▸ Task to carry out
Leave out the pictures, then reproduce the rest of the material exactly.

▸ Dataset section

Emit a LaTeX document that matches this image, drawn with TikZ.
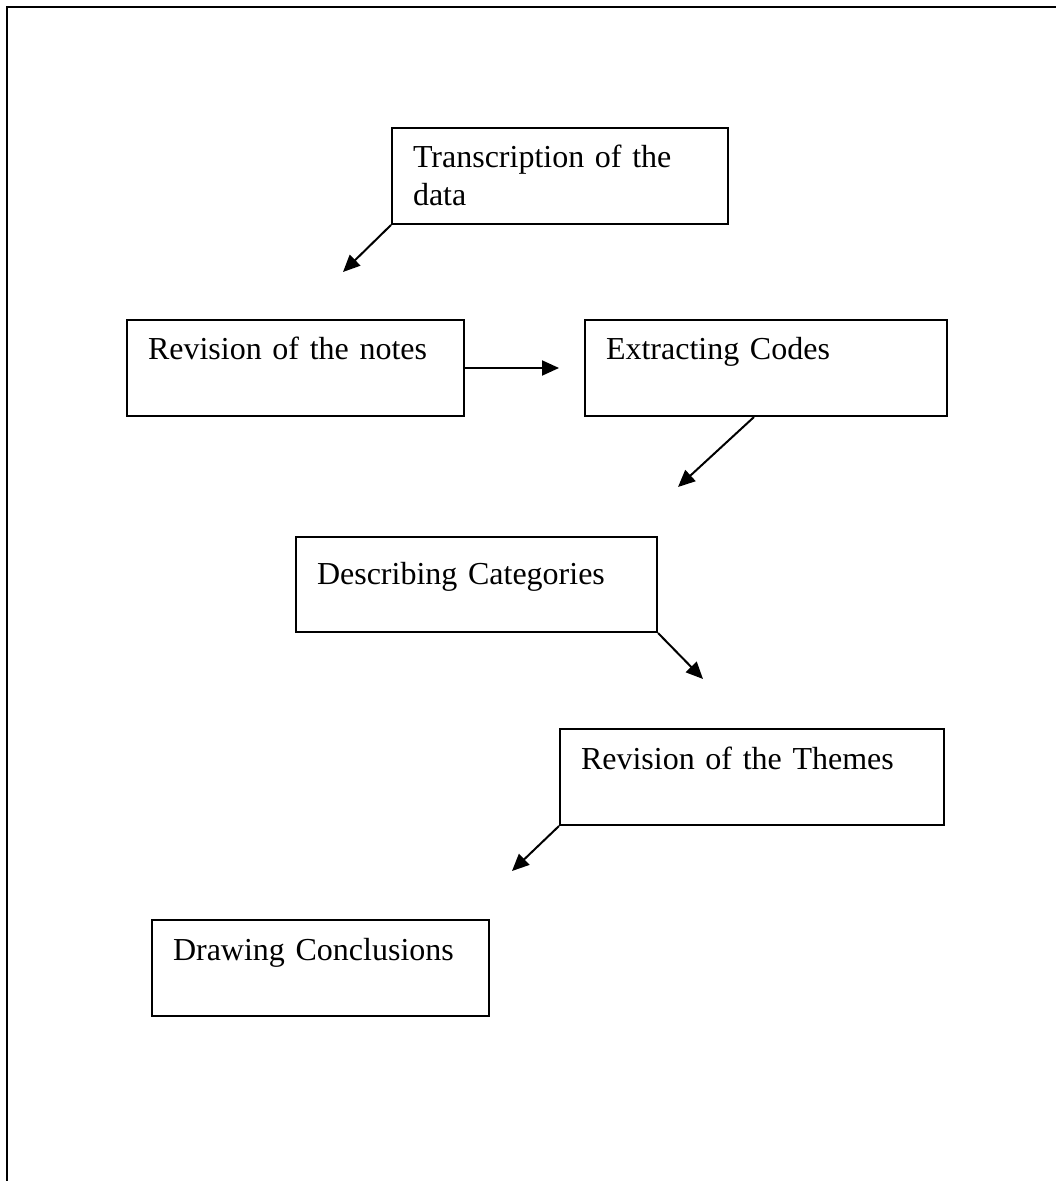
\documentclass[tikz,border=0pt]{standalone}
\usepackage{fontspec}
\setmainfont{Liberation Serif}
\usetikzlibrary{positioning,arrows.meta}
\tikzset{
stage/.style={draw,line width=1pt,anchor=north west,align=left,inner xsep=10.5pt,inner ysep=0pt,text height=20pt,text depth=28pt,font=\fontsize{16}{19}\selectfont},
flow/.style={line width=1pt,-{Triangle[length=8.5pt,width=7.5pt]}}
}
\begin{document}
\begin{tikzpicture}[x=0.5pt,y=-0.5pt]
\useasboundingbox (0,0) rectangle (1056,1181);
\draw[line width=1.2pt] (7,1181) -- (7,7) -- (1056,7);
\node[stage,text width=147pt](tr) at (391,127) {Transcription of the\\data};
\node[stage,text width=147.5pt](notes) at (126,319) {Revision of the notes};
\node[stage,text width=160pt,right=59.5pt of notes](codes) {Extracting Codes};
\node[stage,text width=159.5pt,text height=23.5pt,text depth=24pt](cat) at (295,536) {Describing Categories};
\node[stage,text width=171pt](th) at (559,728) {Revision of the Themes};
\node[stage,text width=147.5pt](concl) at (151,919) {Drawing Conclusions};
\coordinate (e1) at (343,272);
\coordinate (e2) at (559,367);
\coordinate (e3) at (678,487);
\coordinate (e4) at (703,679);
\coordinate (e5) at (512,871);
\draw[flow](tr.south west)--(e1);
\draw[flow](notes.east)--(notes.east -| e2);
\draw[flow]([xshift=-6pt]codes.south)--(e3);
\draw[flow](cat.south east)--(e4);
\draw[flow](th.south west)--(e5);
\end{tikzpicture}
\end{document}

▸ Task solution
Emit a LaTeX document that matches this image, drawn with TikZ.
\documentclass[tikz,border=0pt]{standalone}
\usepackage{fontspec}
\setmainfont{Liberation Serif}
\usetikzlibrary{positioning,arrows.meta}
\tikzset{
stage/.style={draw,line width=1pt,anchor=north west,align=left,inner xsep=10.5pt,inner ysep=0pt,text height=20pt,text depth=28pt,font=\fontsize{16}{19}\selectfont},
flow/.style={line width=1pt,-{Triangle[length=8.5pt,width=7.5pt]}}
}
\begin{document}
\begin{tikzpicture}[x=0.5pt,y=-0.5pt]
\useasboundingbox (0,0) rectangle (1056,1181);
\draw[line width=1.2pt] (7,1181) -- (7,7) -- (1056,7);
\node[stage,text width=147pt](tr) at (391,127) {Transcription of the\\data};
\node[stage,text width=147.5pt](notes) at (126,319) {Revision of the notes};
\node[stage,text width=160pt,right=59.5pt of notes](codes) {Extracting Codes};
\node[stage,text width=159.5pt,text height=23.5pt,text depth=24pt](cat) at (295,536) {Describing Categories};
\node[stage,text width=171pt](th) at (559,728) {Revision of the Themes};
\node[stage,text width=147.5pt](concl) at (151,919) {Drawing Conclusions};
\coordinate (e1) at (343,272);
\coordinate (e2) at (559,367);
\coordinate (e3) at (678,487);
\coordinate (e4) at (703,679);
\coordinate (e5) at (512,871);
\draw[flow](tr.south west)--(e1);
\draw[flow](notes.east)--(notes.east -| e2);
\draw[flow]([xshift=-6pt]codes.south)--(e3);
\draw[flow](cat.south east)--(e4);
\draw[flow](th.south west)--(e5);
\end{tikzpicture}
\end{document}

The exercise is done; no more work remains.